Article 96 The registered capital of a joint stock limited company shall be the capital stock of which the shares have been issued, registered with the company registration authority. Before all its promoters have fully paid for their subscriptions, the company may not offer shares to other investors.
Where any law or administrative regulation or any decision of the State Council provides otherwise for the minimum amount of registered capital of a joint stock limited company, such provisions shall prevail.
Article 97 Where a joint stock limited company is formed by promotion, the promoters shall fully subscribe for the shares that shall be issued at the time of formation of the company as specified in the company's bylaw.
For a joint stock limited company formed by stock flotation, the shares subscribed by the promoters shall not be less than 35 % of the total shares that shall be issued at the time of formation of the company as specified in the company's bylaw. However, if it is otherwise provided for by any law or administrative regulation, such law or administrative regulation shall prevail.
Article 98 A promoter shall make full payment of the shares subscribed for by him before the formation of the company.
The capital contributions of promoters shall be governed by the provisions of Article 48 and paragraph 2 of Article 49 of this Law on capital contributions of shareholders of a limited liability company.
Article 99 If a promoter fails to make payment of the shares subscribed for by him, or the actual value of the non-monetary property as capital contribution is apparently lower than the shares subscribed for, the promoter and other promoters shall be jointly and severally liable to the extent of the shortfall in the capital contribution.
Article 100 For the public offer shares, the promoters shall publish a prospectus and prepare share subscription forms. The share subscription form shall contain the items listed in paragraphs 2 and 3 of Article 154, and a subscriber shall fill in the number and amount of shares he subscribes to and his domicile, and shall affix his signature or seal thereto. A subscriber shall pay the shares in full amount according to the number of shares he has subscribed to.
Article 101 After full payments have been made for the public offer shares, they shall be verified by a lawfully formed capital verification institution and a certification shall be issued thereby.
Article 102 A joint stock limited company shall prepare a registry of shareholders and make it available in the company.

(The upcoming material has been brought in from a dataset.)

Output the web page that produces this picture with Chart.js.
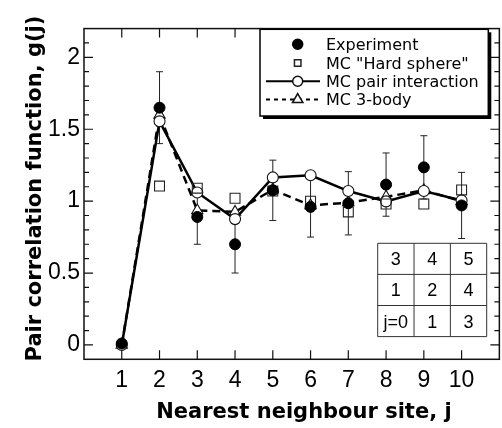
<!DOCTYPE html>
<html>
<head>
<meta charset="utf-8">
<script src="https://cdn.jsdelivr.net/npm/chart.js@4.4.1/dist/chart.umd.min.js"></script>
<style>
html,body{margin:0;padding:0;overflow:hidden;background:#fff;}
canvas{display:block;}
</style>
</head>
<body>
<canvas id="c" width="532" height="428" style="width:532px;height:428px"></canvas>
<script>
// ---- data ----
const sites = [1, 2, 3, 4, 5, 6, 7, 8, 9, 10];
const experiment = [0.01, 1.65, 0.89, 0.70, 1.075, 0.96, 0.985, 1.115, 1.235, 0.97];
const experimentErr = [0, 0.25, 0.19, 0.20, 0.21, 0.21, 0.22, 0.22, 0.22, 0.23];
const hardSphere = [null, 1.105, 1.09, 1.02, 1.07, 1.0, 0.925, 0.98, 0.98, 1.078];
const pairInteraction = [0, 1.555, 1.06, 0.875, 1.165, 1.18, 1.07, 0.998, 1.07, 1.005];
const threeBody = [0, 1.60, 0.935, 0.925, 1.08, 0.97, 0.99, 1.03, 1.075, 1.0];
const seriesLabels = ['Experiment', 'MC "Hard sphere"', 'MC pair interaction', 'MC 3-body'];
const xTickValues = [1, 2, 3, 4, 5, 6, 7, 8, 9, 10];
const yTickValues = [0, 0.5, 1, 1.5, 2];
const yTickLabels = ['0', '0.5', '1', '1.5', '2'];
const yMinorTicks = [-0.1, 0, 0.1, 0.2, 0.3, 0.4, 0.5, 0.6, 0.7, 0.8, 0.9, 1.0, 1.1, 1.2, 1.3, 1.4, 1.5, 1.6, 1.7, 1.8, 1.9, 2.0, 2.1, 2.2];
const frameX = [0, 11];
const frameY = [-0.1, 2.2];
const xTitle = 'Nearest neighbour site, j';
const yTitle = 'Pair correlation function, g(j)';
const tableRows = [['3', '4', '5'], ['1', '2', '4'], ['j=0', '1', '3']];

const pts = arr => sites.map((s, i) => ({x: s, y: arr[i]}));

const framePlugin = {
  id: 'frame',
  beforeDatasetsDraw(chart) {
    const ctx = chart.ctx, xs = chart.scales.x, ys = chart.scales.y;
    const L = xs.getPixelForValue(frameX[0]), R = xs.getPixelForValue(frameX[1]);
    const B = ys.getPixelForValue(frameY[0]), T = ys.getPixelForValue(frameY[1]);
    ctx.save();
    ctx.strokeStyle = '#111';
    ctx.lineWidth = 1.5;
    ctx.strokeRect(L, T, R - L, B - T);
    ctx.lineWidth = 1.2;
    ctx.beginPath();
    xTickValues.forEach(v => {
      const p = xs.getPixelForValue(v);
      ctx.moveTo(p, B); ctx.lineTo(p, B - 9);
      ctx.moveTo(p, T); ctx.lineTo(p, T + 9);
    });
    yMinorTicks.forEach(v => {
      if (v <= frameY[0] || v >= frameY[1]) return;
      const p = ys.getPixelForValue(v);
      const major = yTickValues.some(t => Math.abs(t - v) < 1e-6);
      const len = major ? 9 : 5;
      ctx.moveTo(L, p); ctx.lineTo(L + len, p);
      ctx.moveTo(R, p); ctx.lineTo(R - len, p);
    });
    ctx.stroke();
    // error bars of the experiment
    ctx.strokeStyle = '#222';
    ctx.lineWidth = 1;
    ctx.beginPath();
    sites.forEach((s, i) => {
      const e = experimentErr[i];
      if (!e) return;
      const x = xs.getPixelForValue(s);
      const y1 = ys.getPixelForValue(experiment[i] + e);
      const y2 = ys.getPixelForValue(experiment[i] - e);
      ctx.moveTo(x, y1); ctx.lineTo(x, y2);
      ctx.moveTo(x - 3.5, y1); ctx.lineTo(x + 3.5, y1);
      ctx.moveTo(x - 3.5, y2); ctx.lineTo(x + 3.5, y2);
    });
    ctx.stroke();
    ctx.restore();
  }
};

const insetPlugin = {
  id: 'inset',
  afterDraw(chart) {
    const ctx = chart.ctx;
    const drawPoint = Chart.helpers.drawPoint;
    ctx.save();
    // ---- legend box ----
    const bx = 260, by = 29.3, bw = 228.3, bh = 86.7;
    ctx.fillStyle = '#000';
    ctx.fillRect(bx + 3, by + 3, bw, bh);
    ctx.fillStyle = '#fff';
    ctx.fillRect(bx, by, bw, bh);
    ctx.strokeStyle = '#000';
    ctx.lineWidth = 1.5;
    ctx.strokeRect(bx, by, bw, bh);
    const mx = 297.7, lx1 = 266, lx2 = 320, tx = 326;
    const rowsY = [44.2, 62.9, 81.3, 99.5];
    const ds = chart.data.datasets;
    ds.forEach((d, i) => {
      const y = rowsY[i];
      if (d.showLine !== false) {
        ctx.save();
        ctx.strokeStyle = '#000';
        ctx.lineWidth = 2;
        ctx.setLineDash(d.borderDash ? [4, 4] : []);
        ctx.beginPath(); ctx.moveTo(lx1, y); ctx.lineTo(lx2, y); ctx.stroke();
        ctx.restore();
      }
      ctx.fillStyle = d.pointBackgroundColor;
      ctx.strokeStyle = d.pointBorderColor;
      const r = d.pointStyle === 'rect' ? 4.6 : (d.pointStyle === 'triangle' ? 6 : 5);
      drawPoint(ctx, {pointStyle: d.pointStyle, radius: r, borderWidth: 1.1, rotation: 0}, mx, y);
      ctx.fillStyle = '#000';
      ctx.font = '16px "DejaVu Sans"';
      ctx.textBaseline = 'alphabetic';
      ctx.textAlign = 'left';
      ctx.fillText(d.label, tx, y + 5.8);
    });
    // ---- lattice table ----
    const tx0 = 377.7, ty0 = 243.3, cw = 36.33, ch = 31.1;
    ctx.strokeStyle = '#333';
    ctx.lineWidth = 1;
    ctx.beginPath();
    for (let k = 0; k <= 3; k++) {
      ctx.moveTo(tx0 + k * cw, ty0); ctx.lineTo(tx0 + k * cw, ty0 + 3 * ch);
      ctx.moveTo(tx0, ty0 + k * ch); ctx.lineTo(tx0 + 3 * cw, ty0 + k * ch);
    }
    ctx.stroke();
    ctx.fillStyle = '#000';
    ctx.font = '18px "Liberation Sans", Arial, sans-serif';
    ctx.textAlign = 'center';
    ctx.textBaseline = 'alphabetic';
    tableRows.forEach((row, r) => row.forEach((t, c) => {
      ctx.fillText(t, tx0 + (c + 0.5) * cw, ty0 + (r + 0.5) * ch + 6.5);
    }));
    ctx.restore();
  }
};

new Chart(document.getElementById('c'), {
  type: 'line',
  data: {
    datasets: [
      {label: seriesLabels[0], data: pts(experiment), showLine: false,
       pointStyle: 'circle', pointRadius: 5.5, pointBackgroundColor: '#000', pointBorderColor: '#000', pointBorderWidth: 1},
      {label: seriesLabels[1], data: pts(hardSphere), showLine: false,
       pointStyle: 'rect', pointRadius: 7, pointBackgroundColor: 'rgba(255,255,255,0)', pointBorderColor: '#222', pointBorderWidth: 1.1},
      {label: seriesLabels[2], data: pts(pairInteraction), borderColor: '#000', borderWidth: 2.5, tension: 0,
       pointStyle: 'circle', pointRadius: 5.5, pointBackgroundColor: '#fff', pointBorderColor: '#111', pointBorderWidth: 1.1},
      {label: seriesLabels[3], data: pts(threeBody), borderColor: '#000', borderWidth: 2.5, borderDash: [8, 5], tension: 0,
       pointStyle: 'triangle', pointRadius: 6.5, pointBackgroundColor: '#fff', pointBorderColor: '#111', pointBorderWidth: 1.1}
    ]
  },
  options: {
    responsive: false,
    animation: false,
    devicePixelRatio: 1,
    layout: {padding: {top: 6.3, right: 3, left: 0, bottom: 0}},
    plugins: {legend: {display: false}, tooltip: {enabled: false}},
    scales: {
      x: {
        type: 'linear', min: 0, max: 11.65, position: 'bottom',
        afterBuildTicks: s => { s.ticks = xTickValues.map(v => ({value: v})); },
        afterFit: s => { s.height = 68.7; },
        grid: {display: false, drawTicks: false},
        border: {display: false},
        ticks: {color: '#000', font: {family: '"Liberation Sans", Arial, sans-serif', size: 23}, padding: 8, maxRotation: 0, autoSkip: false,
                callback: v => String(v)},
        title: {display: true, text: xTitle, color: '#000',
                font: {family: '"DejaVu Sans"', size: 21, weight: 'bold'}, padding: {top: 0, bottom: 2.7}}
      },
      y: {
        type: 'linear', min: -0.1, max: 2.275,
        afterBuildTicks: s => { s.ticks = yTickValues.map(v => ({value: v})); },
        afterFit: s => { s.width = 84; },
        grid: {display: false, drawTicks: false},
        border: {display: false},
        ticks: {color: '#000', font: {family: '"Liberation Sans", Arial, sans-serif', size: 23}, padding: 4,
                callback: v => { const k = yTickValues.findIndex(t => Math.abs(t - v) < 1e-9); return k >= 0 ? yTickLabels[k] : ''; }},
        title: {display: true, text: yTitle, color: '#000',
                font: {family: '"DejaVu Sans"', size: 21, weight: 'bold'}, padding: {top: 23.1, bottom: 0}}
      }
    }
  },
  plugins: [framePlugin, insetPlugin]
});
</script>
</body>
</html>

The registry of shareholders shall state the following matters:
(1) The name and domicile of each shareholder;
(2) The type and number of shares subscribed for by each shareholder;
(3) The serial numbers of stocks, if issued in paper form;
(4) The date on which each shareholder acquired his shares.
Article 103 Promoters who form a joint stock limited company by promotion shall hold a formation meeting of the company within 30 days of full payment of the shares that shall be issued at the time of formation of the company. The promoters shall notify each subscriber of the date of the formation meeting or make a public announcement about the meeting 15 days in advance. The formation meeting may be held only if subscribers for shares holding a majority of the voting rights are present.
The holding and voting procedures for the formation meeting of a joint stock limited company formed by promotion shall be governed by the company's bylaw or the promoter's agreement.
Article 104 The formation meeting of a company shall exercise the following functions:
(1) Deliberating the report on the pre-formation activities prepared by the sponsors;
(2) Adopting the bylaw;
(3) Electing directors and supervisors;
(4) Verifying expenses incurred for the formation of the company;
(5) Verifying the assessed value of the non-monetary property contributed the promoters to capital.
(6) Where the force majeure or a material change of the operational conditions makes the formation of a company impossible, the promoters may decide not to form the company.
A resolution adopted at the formation meeting on any of the matters as mentioned in the previous paragraph requires affirmative votes by subscribers representing more than half of the votes of those attending the meeting.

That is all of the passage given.